Look through the lines of the material and count those containing "document". Give that count alone.
[begin DATASET CONTENT]
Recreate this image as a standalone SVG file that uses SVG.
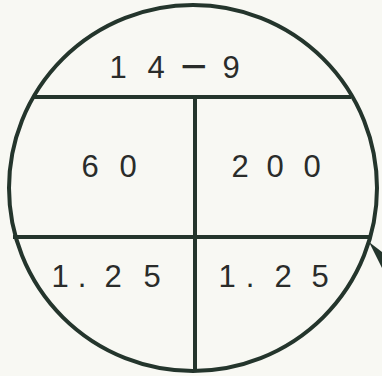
[end DATASET CONTENT]
[begin DATASET CONTENT]
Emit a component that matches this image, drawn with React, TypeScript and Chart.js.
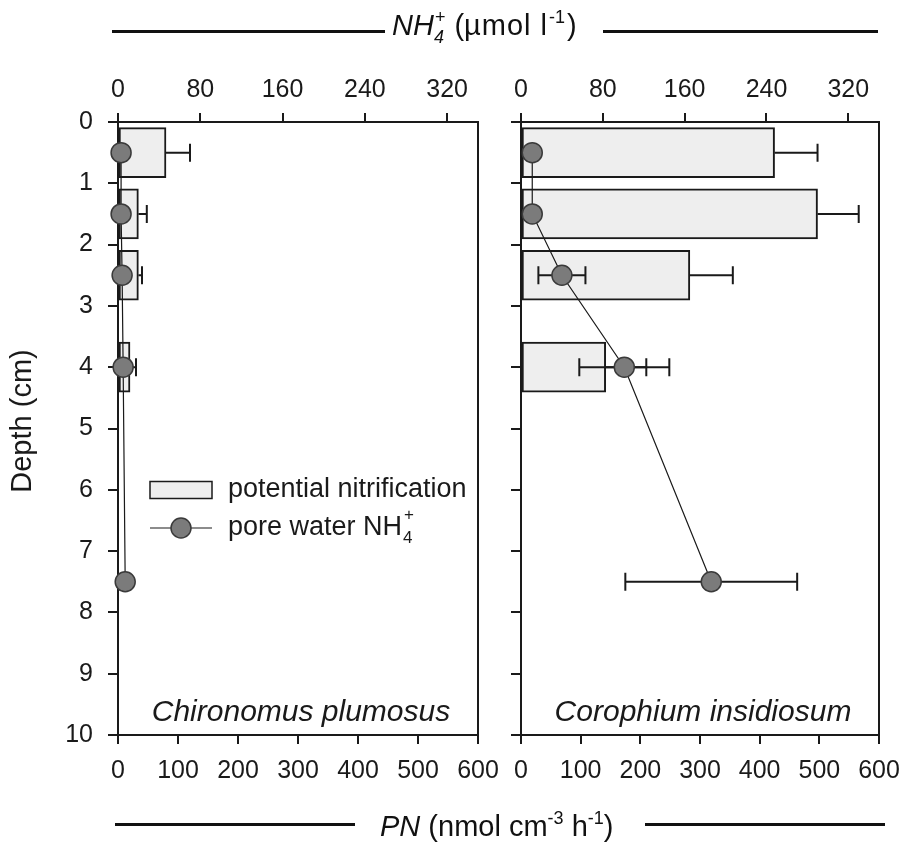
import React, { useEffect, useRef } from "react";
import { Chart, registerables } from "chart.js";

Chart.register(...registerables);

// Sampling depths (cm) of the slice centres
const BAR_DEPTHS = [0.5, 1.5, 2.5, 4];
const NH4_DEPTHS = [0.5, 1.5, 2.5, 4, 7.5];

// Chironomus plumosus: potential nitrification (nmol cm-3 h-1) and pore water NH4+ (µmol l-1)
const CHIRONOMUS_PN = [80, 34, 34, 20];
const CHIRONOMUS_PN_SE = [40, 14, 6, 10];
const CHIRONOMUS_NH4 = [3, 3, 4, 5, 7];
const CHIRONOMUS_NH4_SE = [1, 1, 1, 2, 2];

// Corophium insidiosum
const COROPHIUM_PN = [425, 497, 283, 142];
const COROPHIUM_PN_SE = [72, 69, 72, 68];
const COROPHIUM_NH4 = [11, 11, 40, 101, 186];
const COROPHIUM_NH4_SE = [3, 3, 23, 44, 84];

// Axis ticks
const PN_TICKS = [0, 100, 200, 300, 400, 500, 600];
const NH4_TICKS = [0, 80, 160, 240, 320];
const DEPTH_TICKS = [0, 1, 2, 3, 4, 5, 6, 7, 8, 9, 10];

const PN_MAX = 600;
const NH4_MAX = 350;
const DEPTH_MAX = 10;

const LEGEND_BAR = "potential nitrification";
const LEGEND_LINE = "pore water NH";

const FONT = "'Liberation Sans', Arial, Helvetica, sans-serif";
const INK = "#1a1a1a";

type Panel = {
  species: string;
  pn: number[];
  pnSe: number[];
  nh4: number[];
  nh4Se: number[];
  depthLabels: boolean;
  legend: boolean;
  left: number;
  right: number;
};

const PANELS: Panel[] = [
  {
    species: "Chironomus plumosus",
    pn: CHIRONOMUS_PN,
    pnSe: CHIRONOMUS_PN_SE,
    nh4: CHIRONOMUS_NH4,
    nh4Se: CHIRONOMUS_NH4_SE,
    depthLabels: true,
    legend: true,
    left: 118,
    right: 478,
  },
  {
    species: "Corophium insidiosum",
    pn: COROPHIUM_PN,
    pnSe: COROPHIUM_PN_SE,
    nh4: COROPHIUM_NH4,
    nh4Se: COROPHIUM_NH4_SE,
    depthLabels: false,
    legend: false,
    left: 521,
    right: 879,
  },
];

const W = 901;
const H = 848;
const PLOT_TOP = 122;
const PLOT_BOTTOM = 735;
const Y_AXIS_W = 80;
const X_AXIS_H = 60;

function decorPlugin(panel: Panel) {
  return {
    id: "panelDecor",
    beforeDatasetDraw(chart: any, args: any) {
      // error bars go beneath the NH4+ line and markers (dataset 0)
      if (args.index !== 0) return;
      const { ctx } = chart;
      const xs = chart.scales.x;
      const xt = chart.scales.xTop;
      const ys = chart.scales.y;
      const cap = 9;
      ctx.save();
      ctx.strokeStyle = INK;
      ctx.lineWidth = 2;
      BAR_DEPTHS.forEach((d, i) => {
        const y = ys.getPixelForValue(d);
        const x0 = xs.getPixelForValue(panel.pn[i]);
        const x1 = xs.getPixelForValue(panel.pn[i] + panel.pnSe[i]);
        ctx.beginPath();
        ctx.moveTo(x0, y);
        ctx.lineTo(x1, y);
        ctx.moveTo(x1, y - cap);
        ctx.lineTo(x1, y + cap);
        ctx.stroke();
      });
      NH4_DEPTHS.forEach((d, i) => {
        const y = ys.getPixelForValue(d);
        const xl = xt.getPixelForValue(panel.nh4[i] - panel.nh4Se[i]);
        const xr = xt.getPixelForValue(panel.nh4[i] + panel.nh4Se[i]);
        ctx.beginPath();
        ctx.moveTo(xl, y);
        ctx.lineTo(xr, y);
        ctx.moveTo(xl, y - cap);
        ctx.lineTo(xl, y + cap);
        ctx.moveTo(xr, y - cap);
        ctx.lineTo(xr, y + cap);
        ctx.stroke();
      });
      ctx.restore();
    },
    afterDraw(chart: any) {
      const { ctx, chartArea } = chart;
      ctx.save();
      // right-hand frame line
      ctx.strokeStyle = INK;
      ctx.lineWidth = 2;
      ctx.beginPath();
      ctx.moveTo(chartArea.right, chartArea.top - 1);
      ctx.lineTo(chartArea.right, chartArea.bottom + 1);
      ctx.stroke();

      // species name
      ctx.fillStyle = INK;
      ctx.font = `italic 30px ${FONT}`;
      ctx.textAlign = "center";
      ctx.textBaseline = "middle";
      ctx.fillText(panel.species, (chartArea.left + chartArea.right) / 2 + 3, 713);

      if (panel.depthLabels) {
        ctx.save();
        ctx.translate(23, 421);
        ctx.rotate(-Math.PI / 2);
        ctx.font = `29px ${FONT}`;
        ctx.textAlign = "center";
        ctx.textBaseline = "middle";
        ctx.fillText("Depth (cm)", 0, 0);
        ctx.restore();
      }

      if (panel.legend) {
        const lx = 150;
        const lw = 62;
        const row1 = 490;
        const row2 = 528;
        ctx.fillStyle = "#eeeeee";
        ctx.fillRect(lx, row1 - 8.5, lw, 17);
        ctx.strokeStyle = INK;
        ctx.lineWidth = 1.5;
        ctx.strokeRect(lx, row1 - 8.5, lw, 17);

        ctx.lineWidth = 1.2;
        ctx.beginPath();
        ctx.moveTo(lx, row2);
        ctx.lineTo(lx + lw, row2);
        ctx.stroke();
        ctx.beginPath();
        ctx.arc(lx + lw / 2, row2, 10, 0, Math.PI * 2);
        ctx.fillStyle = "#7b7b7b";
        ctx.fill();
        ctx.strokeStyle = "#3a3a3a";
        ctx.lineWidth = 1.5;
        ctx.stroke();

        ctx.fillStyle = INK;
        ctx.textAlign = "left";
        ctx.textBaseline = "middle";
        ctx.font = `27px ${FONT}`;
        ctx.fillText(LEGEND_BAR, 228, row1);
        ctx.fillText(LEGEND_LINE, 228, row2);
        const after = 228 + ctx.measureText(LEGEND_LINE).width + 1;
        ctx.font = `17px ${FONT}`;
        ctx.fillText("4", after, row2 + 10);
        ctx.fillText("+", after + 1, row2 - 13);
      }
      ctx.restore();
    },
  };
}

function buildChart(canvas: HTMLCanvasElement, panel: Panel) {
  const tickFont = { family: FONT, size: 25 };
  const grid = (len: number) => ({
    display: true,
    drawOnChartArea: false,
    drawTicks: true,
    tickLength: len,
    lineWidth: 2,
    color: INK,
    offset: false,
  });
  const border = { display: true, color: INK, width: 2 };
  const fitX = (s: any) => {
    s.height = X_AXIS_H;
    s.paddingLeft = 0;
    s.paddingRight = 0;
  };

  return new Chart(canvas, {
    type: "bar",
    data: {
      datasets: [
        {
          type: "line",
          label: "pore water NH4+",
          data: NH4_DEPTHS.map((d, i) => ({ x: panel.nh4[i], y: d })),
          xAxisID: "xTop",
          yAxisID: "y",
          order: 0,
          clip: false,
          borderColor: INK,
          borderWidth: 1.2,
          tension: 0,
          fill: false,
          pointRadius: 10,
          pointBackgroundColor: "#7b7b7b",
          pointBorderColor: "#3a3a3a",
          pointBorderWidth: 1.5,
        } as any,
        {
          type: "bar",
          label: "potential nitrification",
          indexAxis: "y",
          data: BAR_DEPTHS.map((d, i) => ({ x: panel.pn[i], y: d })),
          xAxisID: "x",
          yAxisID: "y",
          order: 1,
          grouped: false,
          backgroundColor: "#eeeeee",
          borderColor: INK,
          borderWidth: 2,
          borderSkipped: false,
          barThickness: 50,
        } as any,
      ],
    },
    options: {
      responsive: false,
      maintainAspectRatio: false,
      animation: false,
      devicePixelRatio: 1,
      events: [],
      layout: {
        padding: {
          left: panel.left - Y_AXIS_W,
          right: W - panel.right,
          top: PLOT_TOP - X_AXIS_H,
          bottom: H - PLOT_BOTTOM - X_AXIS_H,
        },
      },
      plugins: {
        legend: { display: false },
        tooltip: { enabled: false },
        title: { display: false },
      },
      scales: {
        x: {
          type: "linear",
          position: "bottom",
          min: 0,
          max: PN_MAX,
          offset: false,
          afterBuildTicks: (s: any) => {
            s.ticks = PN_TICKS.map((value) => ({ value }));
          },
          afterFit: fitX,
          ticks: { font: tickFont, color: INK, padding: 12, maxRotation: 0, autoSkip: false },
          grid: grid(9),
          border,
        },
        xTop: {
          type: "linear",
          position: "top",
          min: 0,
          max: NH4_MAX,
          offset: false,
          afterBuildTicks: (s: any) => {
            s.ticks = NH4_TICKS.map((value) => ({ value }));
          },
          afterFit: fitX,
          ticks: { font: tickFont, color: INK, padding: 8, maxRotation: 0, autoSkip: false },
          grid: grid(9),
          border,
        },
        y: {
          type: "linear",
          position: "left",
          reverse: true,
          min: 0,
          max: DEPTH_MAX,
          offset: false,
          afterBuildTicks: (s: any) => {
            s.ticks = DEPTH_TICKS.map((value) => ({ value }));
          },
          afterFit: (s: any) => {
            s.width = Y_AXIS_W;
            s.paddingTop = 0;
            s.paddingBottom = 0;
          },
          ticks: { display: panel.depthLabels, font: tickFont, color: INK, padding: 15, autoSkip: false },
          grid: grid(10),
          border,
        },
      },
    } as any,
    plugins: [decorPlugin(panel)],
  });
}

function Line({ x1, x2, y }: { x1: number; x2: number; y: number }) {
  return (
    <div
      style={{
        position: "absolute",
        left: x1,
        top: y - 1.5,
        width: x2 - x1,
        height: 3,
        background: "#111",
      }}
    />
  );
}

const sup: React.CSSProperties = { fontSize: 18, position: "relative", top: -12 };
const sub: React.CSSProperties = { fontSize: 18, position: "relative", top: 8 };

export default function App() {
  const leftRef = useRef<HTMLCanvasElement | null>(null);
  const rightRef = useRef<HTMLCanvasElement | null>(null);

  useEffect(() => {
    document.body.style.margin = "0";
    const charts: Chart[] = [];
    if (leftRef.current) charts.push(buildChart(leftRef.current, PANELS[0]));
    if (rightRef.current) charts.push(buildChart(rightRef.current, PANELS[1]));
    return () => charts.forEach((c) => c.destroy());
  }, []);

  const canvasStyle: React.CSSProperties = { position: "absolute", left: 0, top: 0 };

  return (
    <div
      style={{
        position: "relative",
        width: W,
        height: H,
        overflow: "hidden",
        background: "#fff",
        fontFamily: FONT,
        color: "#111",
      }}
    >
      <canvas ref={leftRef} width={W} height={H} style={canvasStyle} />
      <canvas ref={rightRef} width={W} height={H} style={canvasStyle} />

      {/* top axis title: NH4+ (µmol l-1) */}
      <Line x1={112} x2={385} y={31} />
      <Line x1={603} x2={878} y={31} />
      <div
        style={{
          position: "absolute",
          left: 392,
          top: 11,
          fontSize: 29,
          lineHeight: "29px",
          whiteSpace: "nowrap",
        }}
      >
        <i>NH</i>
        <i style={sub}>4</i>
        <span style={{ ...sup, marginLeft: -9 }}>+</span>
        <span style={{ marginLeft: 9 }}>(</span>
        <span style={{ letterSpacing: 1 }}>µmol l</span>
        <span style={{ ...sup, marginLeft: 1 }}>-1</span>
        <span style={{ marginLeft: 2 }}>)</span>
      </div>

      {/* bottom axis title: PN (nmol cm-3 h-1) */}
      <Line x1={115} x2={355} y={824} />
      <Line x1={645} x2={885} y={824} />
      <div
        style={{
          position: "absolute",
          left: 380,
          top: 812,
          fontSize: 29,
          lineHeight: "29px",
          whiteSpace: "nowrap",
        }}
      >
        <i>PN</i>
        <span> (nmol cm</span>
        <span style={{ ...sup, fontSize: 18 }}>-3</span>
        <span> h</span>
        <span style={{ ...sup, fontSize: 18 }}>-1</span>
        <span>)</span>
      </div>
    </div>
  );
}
[end DATASET CONTENT]
[begin DATASET CONTENT]
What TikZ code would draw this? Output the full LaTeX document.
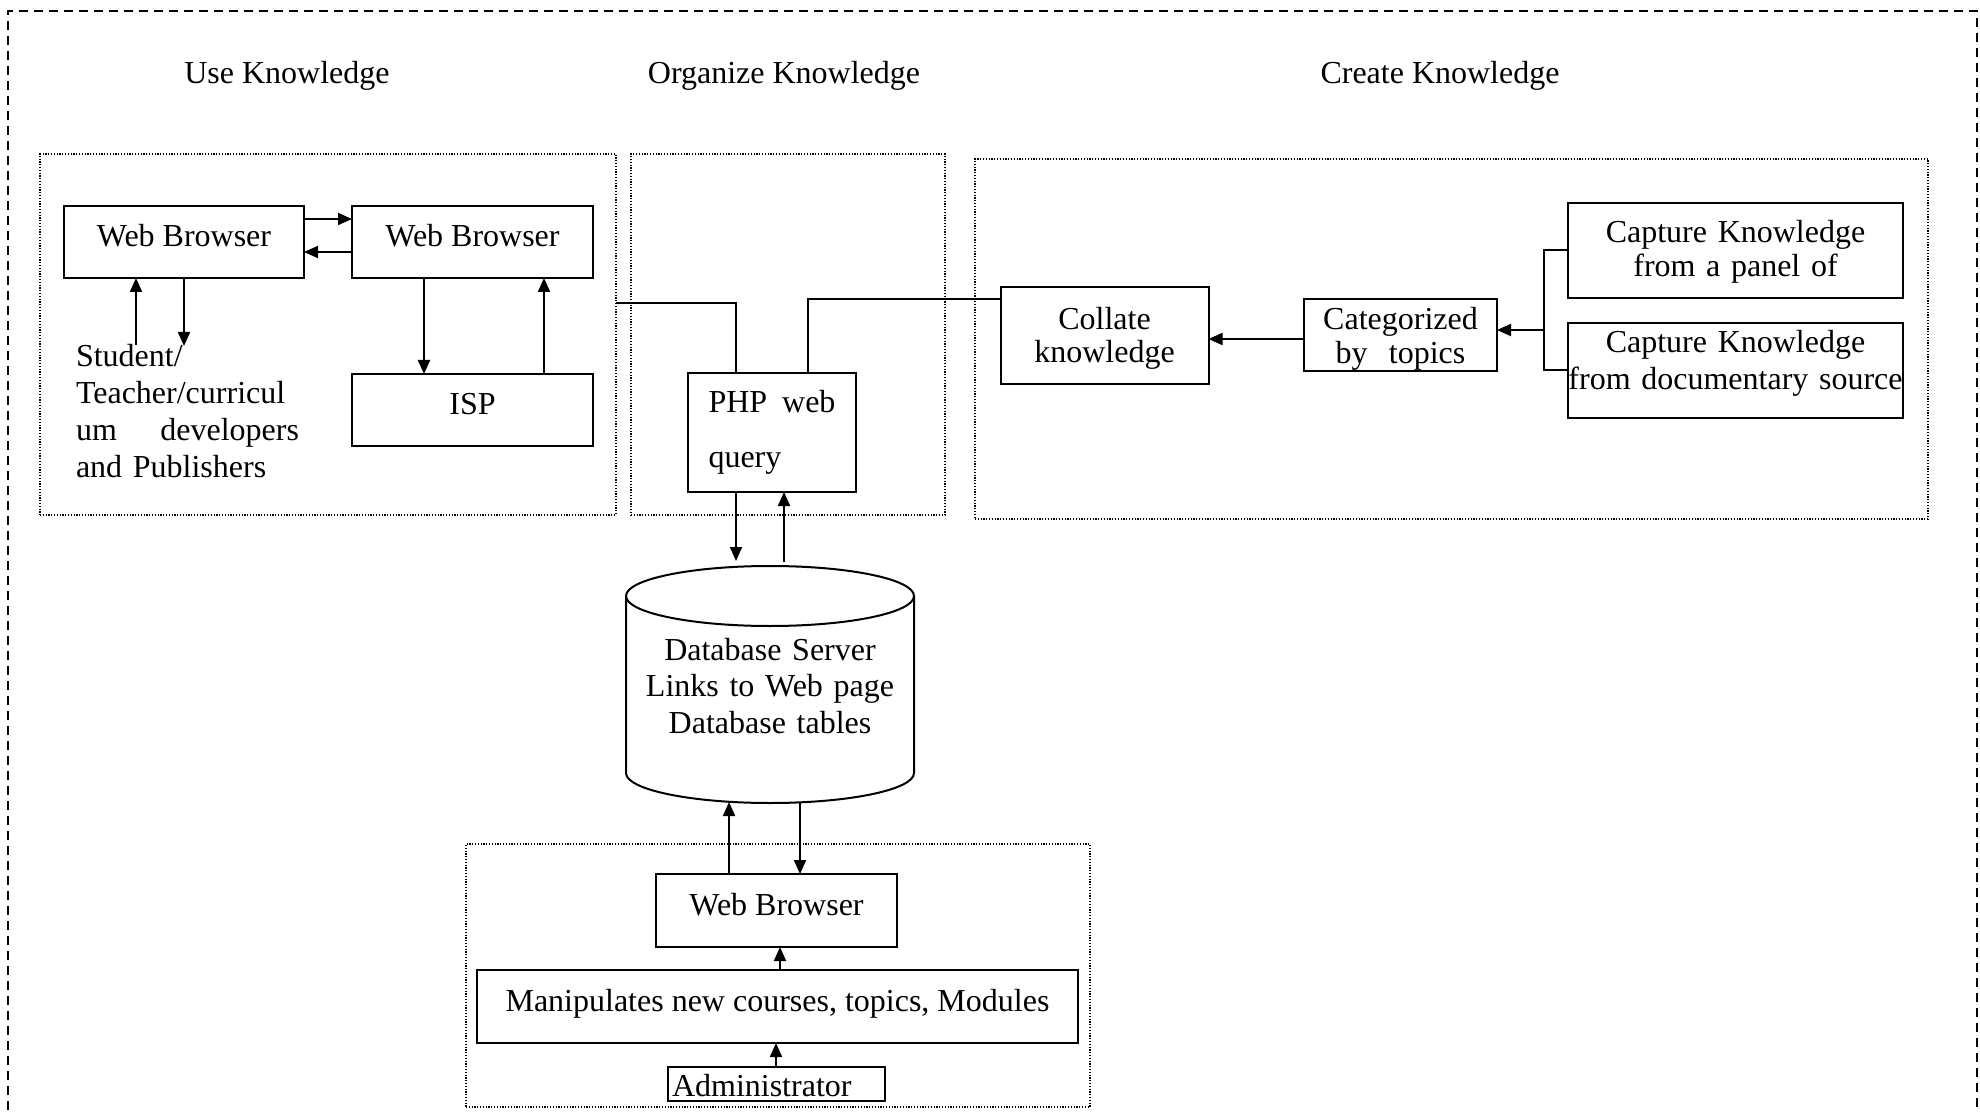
[end DATASET CONTENT]
**SOLVED EXERCISE:**
2